7.1 Information criteria

AIC(m_score, m_train, m_both)

7.2 Likelihood-ratio tests

anova(m_score, m_both, test = "Chisq")
anova(m_train, m_both, test = "Chisq")

7.3 Simple classification check (threshold 0.5)

p_hat <- predict(m_both, type = "response")
y_hat <- ifelse(p_hat >= 0.5, 1, 0)

table(predicted = y_hat, observed = pilot_df$success)
mean(y_hat == pilot_df$success)  # accuracy

8. Tasks

Task 8.1 - Build and interpret

Fit m_score, m_train, and m_both.
Identify which coefficients are statistically significant in each model.
Explain in plain language how exam score and prior training affect success probability.

Task 8.2 - Odds ratios

Compute exp(coef(m_both)).
Interpret:
- odds ratio for exam_score,
- odds ratio for prev_sim_trainingyes.

Task 8.3 - Predictions

Predict success probability for:
- score 55, no training,
- score 55, yes training,
- score 85, no training,
- score 85, yes training.
Comment how each predictor changes predictions.

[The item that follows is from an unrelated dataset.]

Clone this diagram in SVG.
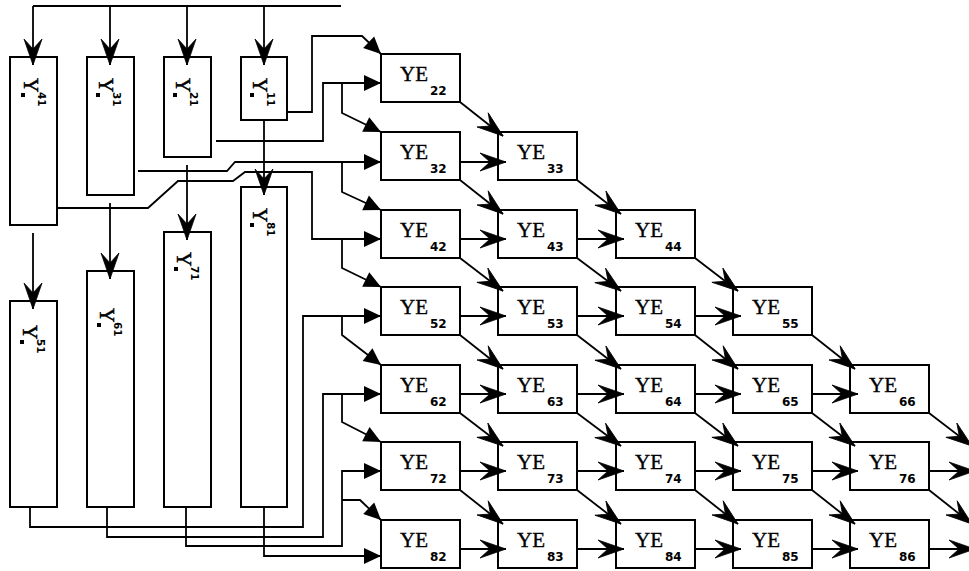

Task 8.4 - Sensitivity experiment

Change data-generating parameters and re-run the lab:

increase/decrease coefficient for exam_score,
increase/decrease training effect,
increase sample size n.

For each change, observe:

coefficient estimates,
p-values,
confidence interval widths,
classification accuracy.

9. Optional extension: interaction effect

Test whether exam score effect differs by training group:

m_int <- glm(success ~ exam_score * prev_sim_training,
             family = binomial,
             data = pilot_df)
summary(m_int)
anova(m_both, m_int, test = "Chisq")

Interpretation idea:

if interaction is significant, the slope of exam score is different for trained vs untrained pilots.

10. Wrap-up

This lab demonstrates logistic regression with:

a binary response,
one continuous predictor (exam_score),
one factor predictor (prev_sim_training).

Using synthetic data lets you control the true mechanism and directly observe how model outputs (coefficients, p-values, and predicted probabilities) respond.